- Stated exercise:
Print the entries that appear below, exactly as written and without their pictures.

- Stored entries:
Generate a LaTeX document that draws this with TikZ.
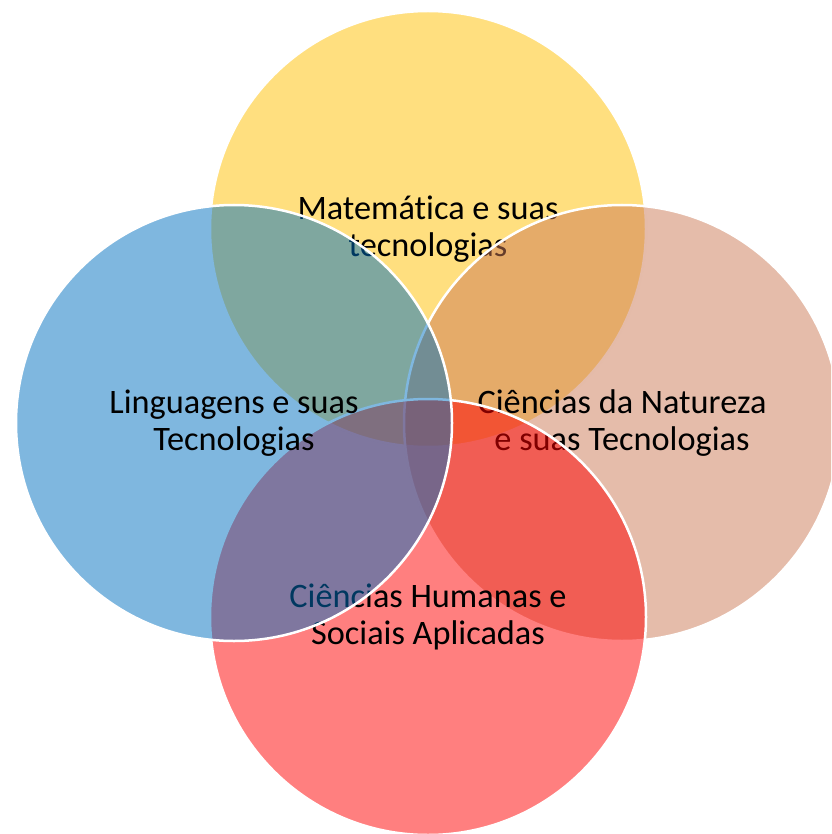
\documentclass[tikz,border=0pt]{standalone}
\usepackage{fontspec}
\setmainfont{Carlito}[Ligatures=NoCommon]
\usepackage{tikz,xcolor}
\definecolor{matcolor}{HTML}{FFC000}
\definecolor{natcolor}{HTML}{CB7955}
\definecolor{humcolor}{HTML}{FF0000}
\definecolor{lincolor}{HTML}{0070C0}
\tikzstyle{field} = [circle, minimum size=436pt, inner sep=0pt, draw=white, line width=2.5pt,
    fill opacity=0.5, draw opacity=1, text opacity=1, text=black, align=center,
    font=\fontsize{34.3}{37.7}\selectfont]

\begin{document}
\begin{tikzpicture}[x=1pt, y=-1pt]
\useasboundingbox (0,0) rectangle (831,834);
\clip (0,0) rectangle (831,834);
\node[field, fill=matcolor] (mat) at (428,229) {Matemática e suas\\tecnologias};
\node[field, fill=natcolor] (nat) at (622,423) {Ciências da Natureza\\e suas Tecnologias};
\node[field, fill=humcolor] (hum) at (428,617) {Ciências Humanas e\\Sociais Aplicadas};
\node[field, fill=lincolor] (lin) at (234,423) {Linguagens e suas\\Tecnologias};
\end{tikzpicture}
\end{document}
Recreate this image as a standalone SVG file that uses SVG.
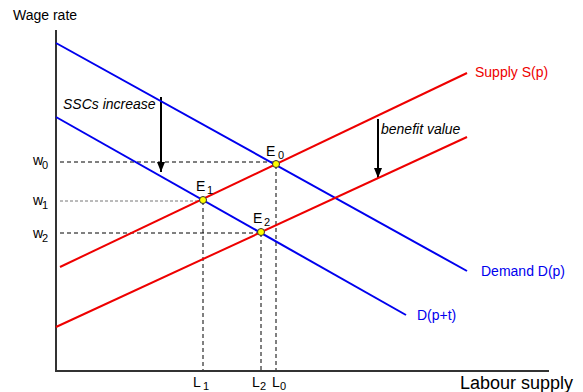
<svg xmlns="http://www.w3.org/2000/svg" width="583" height="392" viewBox="0 0 583 392">
<defs>
<marker id="ah" markerWidth="10" markerHeight="8" refX="10" refY="4" orient="auto" markerUnits="userSpaceOnUse" viewBox="0 0 10 8">
<path d="M0,0 L10,4 L0,8 Z" fill="#000"/>
</marker>
<style>
text{font-family:"Liberation Sans",Arial,sans-serif;}
.ax{stroke:#333;stroke-width:2;fill:none}
.d{stroke:#0000ee;stroke-width:2}
.s{stroke:#ee0000;stroke-width:2}
.dash{stroke:#000;stroke-width:1;stroke-dasharray:4,3}
.dashg{stroke:#777;stroke-width:1;stroke-dasharray:3,2}
.pt{fill:#ffff00;stroke:#333;stroke-width:1}
.lbl{font-size:14px;fill:#000}
.sub{font-size:11px;fill:#000}
</style>
</defs>
<g id="axes">
<line class="ax" x1="56" y1="30" x2="56" y2="372"/>
<line class="ax" x1="55" y1="371" x2="549" y2="371"/>
<text x="13" y="20" font-size="14">Wage rate</text>
<text x="460" y="389" font-size="18">Labour supply</text>
</g>
<g id="connectors">
<line class="dash" x1="60" y1="162" x2="276" y2="162"/>
<line class="dashg" x1="60" y1="201" x2="203" y2="201"/>
<line class="dash" x1="60" y1="233" x2="261" y2="233"/>
<line class="dash" x1="203" y1="201" x2="203" y2="370"/>
<line class="dash" x1="261" y1="233" x2="261" y2="370"/>
<line class="dash" x1="276" y1="165" x2="276" y2="370"/>
<line stroke="#000" stroke-width="2" x1="161" y1="97" x2="161" y2="172" marker-end="url(#ah)"/>
<line stroke="#000" stroke-width="2" x1="378" y1="119" x2="378" y2="178" marker-end="url(#ah)"/>
</g>
<g id="demand">
<line class="d" x1="56" y1="43" x2="467" y2="271"/>
<text x="481" y="276" font-size="14" fill="#0000ee">Demand D(p)</text>
</g>
<g id="demand-t">
<line class="d" x1="56" y1="117" x2="406" y2="315"/>
<text x="417" y="320" font-size="14" fill="#0000ee">D(p+t)</text>
</g>
<g id="supply">
<line class="s" x1="60" y1="267" x2="467" y2="73"/>
<text x="475" y="77" font-size="14" fill="#ee0000">Supply S(p)</text>
</g>
<g id="supply-b">
<line class="s" x1="56" y1="327" x2="467" y2="137"/>
</g>
<g id="labels">
<text x="63" y="109" font-size="14" font-style="italic">SSCs increase</text>
<text x="381" y="134" font-size="14" font-style="italic">benefit value</text>
<text class="lbl" x="33" y="165">w</text><text class="sub" x="42" y="169">0</text>
<text class="lbl" x="33" y="205">w</text><text class="sub" x="42" y="209">1</text>
<text class="lbl" x="33" y="238">w</text><text class="sub" x="42" y="242">2</text>
<text class="lbl" x="193" y="387">L</text><text class="sub" x="203" y="390">1</text>
<text class="lbl" x="252" y="387">L</text><text class="sub" x="260" y="390">2</text>
<text class="lbl" x="272" y="387">L</text><text class="sub" x="280" y="390">0</text>
</g>
<g id="E0">
<circle class="pt" cx="276" cy="164" r="3.5"/>
<text class="lbl" x="266" y="156">E</text><text class="sub" x="278" y="159">0</text>
</g>
<g id="E1">
<circle class="pt" cx="203" cy="200" r="3.5"/>
<text class="lbl" x="196" y="191">E</text><text class="sub" x="207" y="194">1</text>
</g>
<g id="E2">
<circle class="pt" cx="261" cy="232" r="3.5"/>
<text class="lbl" x="253" y="223">E</text><text class="sub" x="264" y="226">2</text>
</g>
</svg>
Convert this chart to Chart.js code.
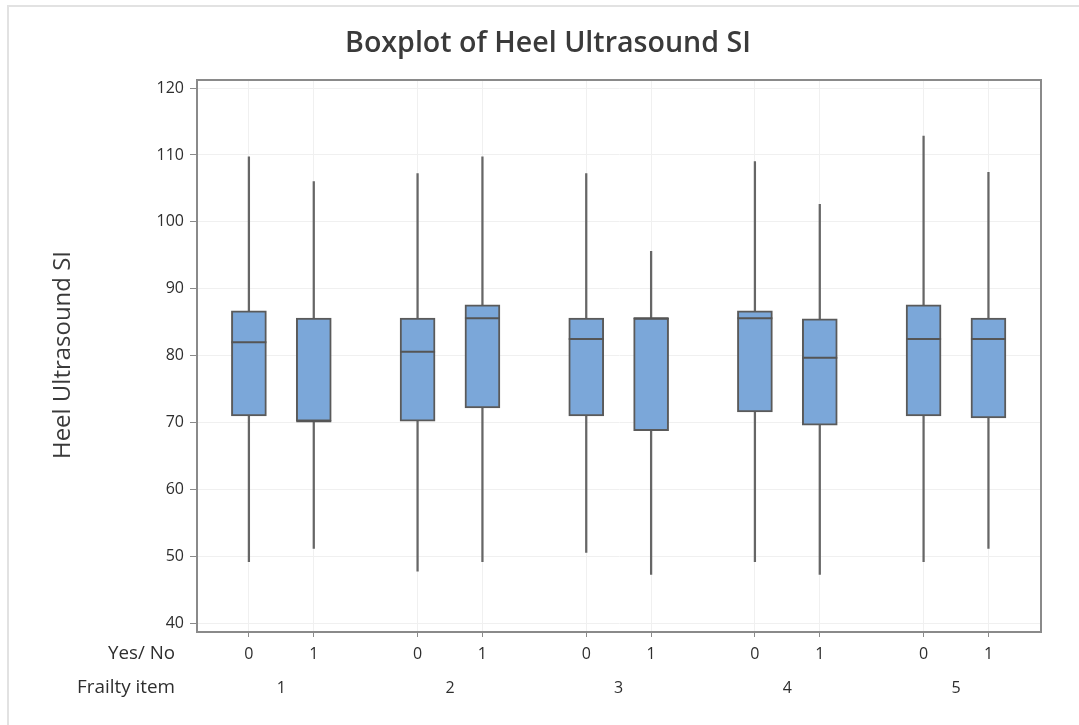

- Solution to the problem:
Generate a LaTeX document that draws this with TikZ.
\documentclass[tikz,border=0pt]{standalone}
\usepackage{fontspec}
\setmainfont{Carlito}[Ligatures=NoCommon]
\usepackage{tikz,xcolor}
\definecolor{matcolor}{HTML}{FFC000}
\definecolor{natcolor}{HTML}{CB7955}
\definecolor{humcolor}{HTML}{FF0000}
\definecolor{lincolor}{HTML}{0070C0}
\tikzstyle{field} = [circle, minimum size=436pt, inner sep=0pt, draw=white, line width=2.5pt,
    fill opacity=0.5, draw opacity=1, text opacity=1, text=black, align=center,
    font=\fontsize{34.3}{37.7}\selectfont]

\begin{document}
\begin{tikzpicture}[x=1pt, y=-1pt]
\useasboundingbox (0,0) rectangle (831,834);
\clip (0,0) rectangle (831,834);
\node[field, fill=matcolor] (mat) at (428,229) {Matemática e suas\\tecnologias};
\node[field, fill=natcolor] (nat) at (622,423) {Ciências da Natureza\\e suas Tecnologias};
\node[field, fill=humcolor] (hum) at (428,617) {Ciências Humanas e\\Sociais Aplicadas};
\node[field, fill=lincolor] (lin) at (234,423) {Linguagens e suas\\Tecnologias};
\end{tikzpicture}
\end{document}
Recreate this image as a standalone SVG file that uses SVG.
<svg xmlns="http://www.w3.org/2000/svg" width="583" height="392" viewBox="0 0 583 392">
<defs>
<marker id="ah" markerWidth="10" markerHeight="8" refX="10" refY="4" orient="auto" markerUnits="userSpaceOnUse" viewBox="0 0 10 8">
<path d="M0,0 L10,4 L0,8 Z" fill="#000"/>
</marker>
<style>
text{font-family:"Liberation Sans",Arial,sans-serif;}
.ax{stroke:#333;stroke-width:2;fill:none}
.d{stroke:#0000ee;stroke-width:2}
.s{stroke:#ee0000;stroke-width:2}
.dash{stroke:#000;stroke-width:1;stroke-dasharray:4,3}
.dashg{stroke:#777;stroke-width:1;stroke-dasharray:3,2}
.pt{fill:#ffff00;stroke:#333;stroke-width:1}
.lbl{font-size:14px;fill:#000}
.sub{font-size:11px;fill:#000}
</style>
</defs>
<g id="axes">
<line class="ax" x1="56" y1="30" x2="56" y2="372"/>
<line class="ax" x1="55" y1="371" x2="549" y2="371"/>
<text x="13" y="20" font-size="14">Wage rate</text>
<text x="460" y="389" font-size="18">Labour supply</text>
</g>
<g id="connectors">
<line class="dash" x1="60" y1="162" x2="276" y2="162"/>
<line class="dashg" x1="60" y1="201" x2="203" y2="201"/>
<line class="dash" x1="60" y1="233" x2="261" y2="233"/>
<line class="dash" x1="203" y1="201" x2="203" y2="370"/>
<line class="dash" x1="261" y1="233" x2="261" y2="370"/>
<line class="dash" x1="276" y1="165" x2="276" y2="370"/>
<line stroke="#000" stroke-width="2" x1="161" y1="97" x2="161" y2="172" marker-end="url(#ah)"/>
<line stroke="#000" stroke-width="2" x1="378" y1="119" x2="378" y2="178" marker-end="url(#ah)"/>
</g>
<g id="demand">
<line class="d" x1="56" y1="43" x2="467" y2="271"/>
<text x="481" y="276" font-size="14" fill="#0000ee">Demand D(p)</text>
</g>
<g id="demand-t">
<line class="d" x1="56" y1="117" x2="406" y2="315"/>
<text x="417" y="320" font-size="14" fill="#0000ee">D(p+t)</text>
</g>
<g id="supply">
<line class="s" x1="60" y1="267" x2="467" y2="73"/>
<text x="475" y="77" font-size="14" fill="#ee0000">Supply S(p)</text>
</g>
<g id="supply-b">
<line class="s" x1="56" y1="327" x2="467" y2="137"/>
</g>
<g id="labels">
<text x="63" y="109" font-size="14" font-style="italic">SSCs increase</text>
<text x="381" y="134" font-size="14" font-style="italic">benefit value</text>
<text class="lbl" x="33" y="165">w</text><text class="sub" x="42" y="169">0</text>
<text class="lbl" x="33" y="205">w</text><text class="sub" x="42" y="209">1</text>
<text class="lbl" x="33" y="238">w</text><text class="sub" x="42" y="242">2</text>
<text class="lbl" x="193" y="387">L</text><text class="sub" x="203" y="390">1</text>
<text class="lbl" x="252" y="387">L</text><text class="sub" x="260" y="390">2</text>
<text class="lbl" x="272" y="387">L</text><text class="sub" x="280" y="390">0</text>
</g>
<g id="E0">
<circle class="pt" cx="276" cy="164" r="3.5"/>
<text class="lbl" x="266" y="156">E</text><text class="sub" x="278" y="159">0</text>
</g>
<g id="E1">
<circle class="pt" cx="203" cy="200" r="3.5"/>
<text class="lbl" x="196" y="191">E</text><text class="sub" x="207" y="194">1</text>
</g>
<g id="E2">
<circle class="pt" cx="261" cy="232" r="3.5"/>
<text class="lbl" x="253" y="223">E</text><text class="sub" x="264" y="226">2</text>
</g>
</svg>
Convert this chart to Chart.js code.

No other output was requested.